== Problem to work on ==
All of the data should be output character for character, except the pictures.
----------------------------------------
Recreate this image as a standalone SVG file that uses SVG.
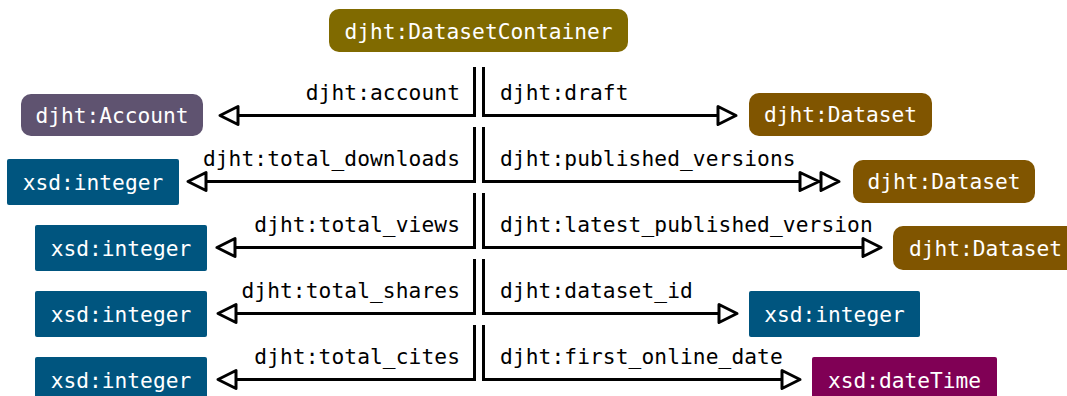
<svg xmlns="http://www.w3.org/2000/svg" width="1067" height="396" viewBox="0 0 1067 396">
  <style>
    text { font-family: "DejaVu Sans Mono", "Liberation Mono", monospace; font-size: 21.2px; }
    .lbl { fill: #000000; }
    .nt { fill: #ffffff; text-anchor: middle; }
    .edge { fill: none; stroke: #000000; stroke-width: 3; stroke-linejoin: miter; }
    .cls-container { fill: #806a00; }
    .cls-account { fill: #5f5370; }
    .cls-dataset { fill: #805500; }
    .cls-integer { fill: #00557f; }
    .cls-datetime { fill: #800055; }
  </style>
  <defs>
    <marker id="open" markerUnits="userSpaceOnUse" viewBox="-3 -12 26 24" markerWidth="26" markerHeight="24" refX="0" refY="0" orient="auto" overflow="visible">
      <path d="M0,-9 L18,0 L0,9 Z" fill="#ffffff" stroke="#000000" stroke-width="3" stroke-linejoin="round"/>
    </marker>
    <marker id="open2" markerUnits="userSpaceOnUse" viewBox="-3 -12 46 24" markerWidth="46" markerHeight="24" refX="0" refY="0" orient="auto" overflow="visible">
      <path d="M0,-9 L19,0 L0,9 Z M21,-9 L39,0 L21,9 Z" fill="#ffffff" stroke="#000000" stroke-width="3" stroke-linejoin="round"/>
    </marker>
  </defs>

  <!-- connectors -->
  <g id="edges">
    <path class="edge" d="M474.5,67 V115.5 H238" marker-end="url(#open)"/>
    <path class="edge" d="M474.5,127 V181.5 H206" marker-end="url(#open)"/>
    <path class="edge" d="M474.5,193 V247.5 H235" marker-end="url(#open)"/>
    <path class="edge" d="M474.5,259 V313.5 H236" marker-end="url(#open)"/>
    <path class="edge" d="M474.5,325 V379.5 H236" marker-end="url(#open)"/>

    <path class="edge" d="M483.5,67 V115.5 H718" marker-end="url(#open)"/>
    <path class="edge" d="M483.5,127 V181.5 H800" marker-end="url(#open2)"/>
    <path class="edge" d="M483.5,193 V247.5 H863" marker-end="url(#open)"/>
    <path class="edge" d="M483.5,259 V313.5 H719" marker-end="url(#open)"/>
    <path class="edge" d="M483.5,325 V379.5 H782" marker-end="url(#open)"/>

    <text class="lbl" x="460" y="99.5" text-anchor="end" letter-spacing="0.1">djht:account</text>
    <text class="lbl" x="460" y="165.5" text-anchor="end" letter-spacing="0.1">djht:total_downloads</text>
    <text class="lbl" x="460" y="231.5" text-anchor="end" letter-spacing="0.1">djht:total_views</text>
    <text class="lbl" x="460" y="297.5" text-anchor="end" letter-spacing="0.1">djht:total_shares</text>
    <text class="lbl" x="460" y="363.5" text-anchor="end" letter-spacing="0.1">djht:total_cites</text>

    <text class="lbl" x="500" y="99.5" letter-spacing="0.1">djht:draft</text>
    <text class="lbl" x="500" y="165.5" letter-spacing="0.1">djht:published_versions</text>
    <text class="lbl" x="500" y="231.5" letter-spacing="0.1">djht:latest_published_version</text>
    <text class="lbl" x="500" y="297.5" letter-spacing="0.1">djht:dataset_id</text>
    <text class="lbl" x="500" y="363.5" letter-spacing="0.1">djht:first_online_date</text>
  </g>

  <!-- nodes -->
  <g id="container">
    <rect class="cls-container" x="329" y="9" width="299" height="43" rx="10"/>
    <text class="nt" x="478.5" y="38.5">djht:DatasetContainer</text>
  </g>
  <g id="account">
    <rect class="cls-account" x="21" y="94" width="182" height="42" rx="10"/>
    <text class="nt" x="112" y="122.5">djht:Account</text>
  </g>
  <g id="total-downloads">
    <rect class="cls-integer" x="7" y="159" width="172" height="46" rx="2"/>
    <text class="nt" x="93" y="189.5">xsd:integer</text>
  </g>
  <g id="total-views">
    <rect class="cls-integer" x="35" y="225" width="172" height="46" rx="2"/>
    <text class="nt" x="121" y="255.5">xsd:integer</text>
  </g>
  <g id="total-shares">
    <rect class="cls-integer" x="35" y="291" width="172" height="46" rx="2"/>
    <text class="nt" x="121" y="321.5">xsd:integer</text>
  </g>
  <g id="total-cites">
    <rect class="cls-integer" x="35" y="357" width="172" height="46" rx="2"/>
    <text class="nt" x="121" y="387.5">xsd:integer</text>
  </g>
  <g id="draft">
    <rect class="cls-dataset" x="749" y="93" width="183" height="43" rx="10"/>
    <text class="nt" x="840.5" y="122">djht:Dataset</text>
  </g>
  <g id="published-versions">
    <rect class="cls-dataset" x="853" y="160" width="182" height="43" rx="10"/>
    <text class="nt" x="944" y="189">djht:Dataset</text>
  </g>
  <g id="latest-published-version">
    <rect class="cls-dataset" x="893" y="226" width="185" height="44" rx="10"/>
    <text class="nt" x="985.5" y="255.5">djht:Dataset</text>
  </g>
  <g id="dataset-id">
    <rect class="cls-integer" x="749" y="291" width="171" height="46" rx="2"/>
    <text class="nt" x="834.5" y="321.5">xsd:integer</text>
  </g>
  <g id="first-online-date">
    <rect class="cls-datetime" x="812" y="357" width="185" height="46" rx="2"/>
    <text class="nt" x="904.5" y="387.5">xsd:dateTime</text>
  </g>
</svg>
----------------------------------------
== Output for this exercise ==
Recreate this image as a standalone SVG file that uses SVG.
<svg xmlns="http://www.w3.org/2000/svg" width="1067" height="396" viewBox="0 0 1067 396">
  <style>
    text { font-family: "DejaVu Sans Mono", "Liberation Mono", monospace; font-size: 21.2px; }
    .lbl { fill: #000000; }
    .nt { fill: #ffffff; text-anchor: middle; }
    .edge { fill: none; stroke: #000000; stroke-width: 3; stroke-linejoin: miter; }
    .cls-container { fill: #806a00; }
    .cls-account { fill: #5f5370; }
    .cls-dataset { fill: #805500; }
    .cls-integer { fill: #00557f; }
    .cls-datetime { fill: #800055; }
  </style>
  <defs>
    <marker id="open" markerUnits="userSpaceOnUse" viewBox="-3 -12 26 24" markerWidth="26" markerHeight="24" refX="0" refY="0" orient="auto" overflow="visible">
      <path d="M0,-9 L18,0 L0,9 Z" fill="#ffffff" stroke="#000000" stroke-width="3" stroke-linejoin="round"/>
    </marker>
    <marker id="open2" markerUnits="userSpaceOnUse" viewBox="-3 -12 46 24" markerWidth="46" markerHeight="24" refX="0" refY="0" orient="auto" overflow="visible">
      <path d="M0,-9 L19,0 L0,9 Z M21,-9 L39,0 L21,9 Z" fill="#ffffff" stroke="#000000" stroke-width="3" stroke-linejoin="round"/>
    </marker>
  </defs>

  <!-- connectors -->
  <g id="edges">
    <path class="edge" d="M474.5,67 V115.5 H238" marker-end="url(#open)"/>
    <path class="edge" d="M474.5,127 V181.5 H206" marker-end="url(#open)"/>
    <path class="edge" d="M474.5,193 V247.5 H235" marker-end="url(#open)"/>
    <path class="edge" d="M474.5,259 V313.5 H236" marker-end="url(#open)"/>
    <path class="edge" d="M474.5,325 V379.5 H236" marker-end="url(#open)"/>

    <path class="edge" d="M483.5,67 V115.5 H718" marker-end="url(#open)"/>
    <path class="edge" d="M483.5,127 V181.5 H800" marker-end="url(#open2)"/>
    <path class="edge" d="M483.5,193 V247.5 H863" marker-end="url(#open)"/>
    <path class="edge" d="M483.5,259 V313.5 H719" marker-end="url(#open)"/>
    <path class="edge" d="M483.5,325 V379.5 H782" marker-end="url(#open)"/>

    <text class="lbl" x="460" y="99.5" text-anchor="end" letter-spacing="0.1">djht:account</text>
    <text class="lbl" x="460" y="165.5" text-anchor="end" letter-spacing="0.1">djht:total_downloads</text>
    <text class="lbl" x="460" y="231.5" text-anchor="end" letter-spacing="0.1">djht:total_views</text>
    <text class="lbl" x="460" y="297.5" text-anchor="end" letter-spacing="0.1">djht:total_shares</text>
    <text class="lbl" x="460" y="363.5" text-anchor="end" letter-spacing="0.1">djht:total_cites</text>

    <text class="lbl" x="500" y="99.5" letter-spacing="0.1">djht:draft</text>
    <text class="lbl" x="500" y="165.5" letter-spacing="0.1">djht:published_versions</text>
    <text class="lbl" x="500" y="231.5" letter-spacing="0.1">djht:latest_published_version</text>
    <text class="lbl" x="500" y="297.5" letter-spacing="0.1">djht:dataset_id</text>
    <text class="lbl" x="500" y="363.5" letter-spacing="0.1">djht:first_online_date</text>
  </g>

  <!-- nodes -->
  <g id="container">
    <rect class="cls-container" x="329" y="9" width="299" height="43" rx="10"/>
    <text class="nt" x="478.5" y="38.5">djht:DatasetContainer</text>
  </g>
  <g id="account">
    <rect class="cls-account" x="21" y="94" width="182" height="42" rx="10"/>
    <text class="nt" x="112" y="122.5">djht:Account</text>
  </g>
  <g id="total-downloads">
    <rect class="cls-integer" x="7" y="159" width="172" height="46" rx="2"/>
    <text class="nt" x="93" y="189.5">xsd:integer</text>
  </g>
  <g id="total-views">
    <rect class="cls-integer" x="35" y="225" width="172" height="46" rx="2"/>
    <text class="nt" x="121" y="255.5">xsd:integer</text>
  </g>
  <g id="total-shares">
    <rect class="cls-integer" x="35" y="291" width="172" height="46" rx="2"/>
    <text class="nt" x="121" y="321.5">xsd:integer</text>
  </g>
  <g id="total-cites">
    <rect class="cls-integer" x="35" y="357" width="172" height="46" rx="2"/>
    <text class="nt" x="121" y="387.5">xsd:integer</text>
  </g>
  <g id="draft">
    <rect class="cls-dataset" x="749" y="93" width="183" height="43" rx="10"/>
    <text class="nt" x="840.5" y="122">djht:Dataset</text>
  </g>
  <g id="published-versions">
    <rect class="cls-dataset" x="853" y="160" width="182" height="43" rx="10"/>
    <text class="nt" x="944" y="189">djht:Dataset</text>
  </g>
  <g id="latest-published-version">
    <rect class="cls-dataset" x="893" y="226" width="185" height="44" rx="10"/>
    <text class="nt" x="985.5" y="255.5">djht:Dataset</text>
  </g>
  <g id="dataset-id">
    <rect class="cls-integer" x="749" y="291" width="171" height="46" rx="2"/>
    <text class="nt" x="834.5" y="321.5">xsd:integer</text>
  </g>
  <g id="first-online-date">
    <rect class="cls-datetime" x="812" y="357" width="185" height="46" rx="2"/>
    <text class="nt" x="904.5" y="387.5">xsd:dateTime</text>
  </g>
</svg>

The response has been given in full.